What if a company misses the pre-registration deadline?
If the company is new to the market, it will still be able to take advantage of the phase-in deadlines. However, if an existing manufacturer or importer fails to pre-register, they will need to register immediately as a non phase-in substance after 1 December 2008.
Will participation in a Substance Information Exchange Forum (SIEF) be mandatory?
Yes, but a company may opt out of submitting a joint registration (the hazard data element) when it can demonstrate it would be at disproportionate cost, cause a breach of confidentiality, or where there is a disagreement between registrants on data. Under OSOR certain data must be registered separately by a company, for example the name of company, contact details and exact tonnages.
How are the costs of data-sharing divided?

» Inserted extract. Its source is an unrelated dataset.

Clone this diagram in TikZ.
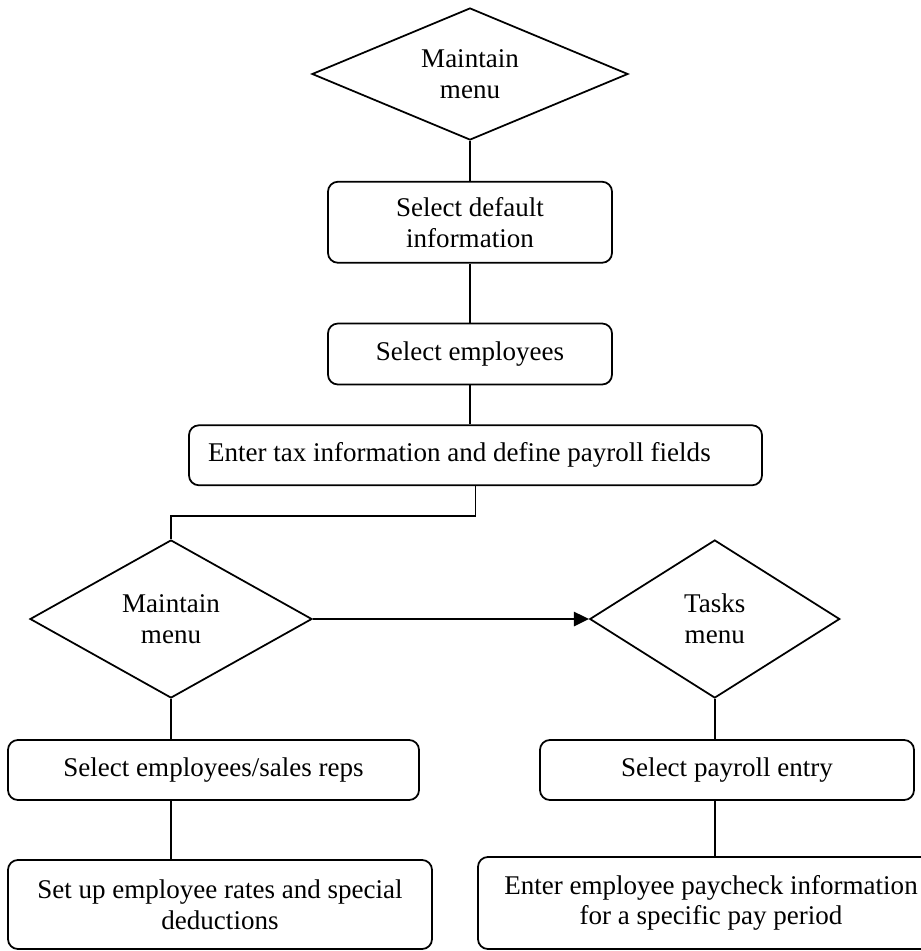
\documentclass[tikz,border=0pt]{standalone}
\usepackage{fontspec}
\setmainfont{Liberation Serif}
\usepackage{xcolor}
\usepackage{tikz}
\usetikzlibrary{arrows.meta,positioning,shapes.geometric}

\begin{document}
\begin{tikzpicture}[>={Triangle[length=0.24cm,width=0.23cm]}, line width=0.8pt,
    every node/.style={draw=black, align=center, inner sep=0pt, font=\fontsize{12.3}{14}\selectfont},
    menubox/.style={diamond, aspect=2},
    taskbox/.style={rectangle, rounded corners=4.5pt, minimum width=4.544cm}]
    \clip (0,0) rectangle (14.736,-15.216);
    \useasboundingbox (0,0) rectangle (14.736,-15.216);
    \node (maintop) [menubox, minimum width=5.056cm, minimum height=2.112cm] at (7.52,-1.184) {Maintain\\menu};
    \node (seldef) [taskbox, minimum height=1.296cm, below=0.64cm of maintop] {Select default\\information};
    \node (selemp) [taskbox, minimum height=0.976cm, below=0.944cm of seldef] {Select employees};
    \node (taxinfo) [taskbox, inner xsep=0.304cm, minimum height=0.96cm, below=0.624cm of selemp, xshift=0.088cm] {\makebox[8.56cm][l]{Enter tax information and define payroll fields}};
    \node (mainleft) [menubox, minimum width=4.512cm, minimum height=2.528cm] at (2.736,-9.904) {Maintain\\menu};
    \node (tasks) [menubox, minimum width=4.0cm, minimum height=2.528cm, right=4.416cm of mainleft] {Tasks\\menu};
    \node (selrep) [taskbox, minimum width=6.576cm, minimum height=0.96cm] at (3.416,-12.32) {Select employees/sales reps};
    \node (selpay) [taskbox, minimum width=5.984cm, minimum height=0.96cm] at (11.632,-12.32) {Select payroll entry};
    \node (setup) [taskbox, minimum width=6.784cm, minimum height=1.424cm] at (3.52,-14.472) {Set up employee rates and special\\deductions};
    \node (enterpay) [taskbox, minimum width=7.456cm, minimum height=1.472cm] at (11.376,-14.448) {Enter employee paycheck information\\for a specific pay period};
    \draw (maintop) -- (seldef);
    \draw (seldef) -- (selemp);
    \draw (selemp) -- (selemp |- taxinfo.north);
    \draw (taxinfo.south) -- ++(0,-0.48) -| (mainleft.north);
    \draw[->] (mainleft.east) -- (tasks.west);
    \draw (mainleft.south) -- (mainleft.south |- selrep.north);
    \draw (mainleft.south |- selrep.south) -- (mainleft.south |- setup.north);
    \draw (tasks.south) -- (tasks.south |- selpay.north);
    \draw (tasks.south |- selpay.south) -- (tasks.south |- enterpay.north);
  \end{tikzpicture}
\end{document}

The exact mechanism is left up to the individual companies, provided that costs are shared in a fair, transparent and non discriminatory way. If they cannot reach such an agreement, the costs should be shared equally.
What is the difference between a CSR and a SDS?
Chemical Safety Reports (CSR) provide industry with a tool for demonstrating that it can use chemicals safely. Manufacturers and importers are required to prepare CSRs for substances in volumes above 10 tonnes per year. Downstream users may require their manufacturers or importers to address their use (‘identified uses’) in the chemical safety report. Alternatively, the downstream user may decide to protect information on their use from their manufacturer or importer and prepare their own CSR.
Safety Data Sheets (SDS) are a long-established and effective means of transmitting safety information down the supply chain. The person responsible for placing a substance on the market is required to prepare SDS for substances or preparations that meet the criteria for classification as dangerous (NB there is no volume threshold in this case). A SDS summarises information on the properties of substances and the safety measures necessary to use a substance or preparation. REACH will take over the current safety data sheet requirements, and increase the quality and amount of information presented. In particular, the exposure scenario element of a CSR will be attached to the SDS as an Annex.
How much will registration cost?
The original European Commission REACH proposal in 2003 estimated the total cost of registration across the EU at some €2.3 billion (£1.6 billion). Amendments made during the course of the legislative process reduced this to around €1.6 billion (£1.1 billion). In particular, requiring data sharing through OSOR could deliver savings of some €600 million (£415 million). Predicted costs for the registration of individual substances according to various categories of chemical type, available data, and potential REACH requirements, are included in several of the regulatory impact assessments that have been conducted on REACH.
Will there be a fee for submitting a registration?
Normally, yes. The exact fee required will be set out in a European Commission Regulation to be in place by 1 June 2008, the text of which was adopted on 10 December 2007. The fee set will reflect the tonnage and whether information is submitted jointly (as part of a SIEF) or individually. Fees will be lower for SMEs. No fee will be required for registrations between 1 and 10 tonnes when all Annex VII information is included in the registration dossier.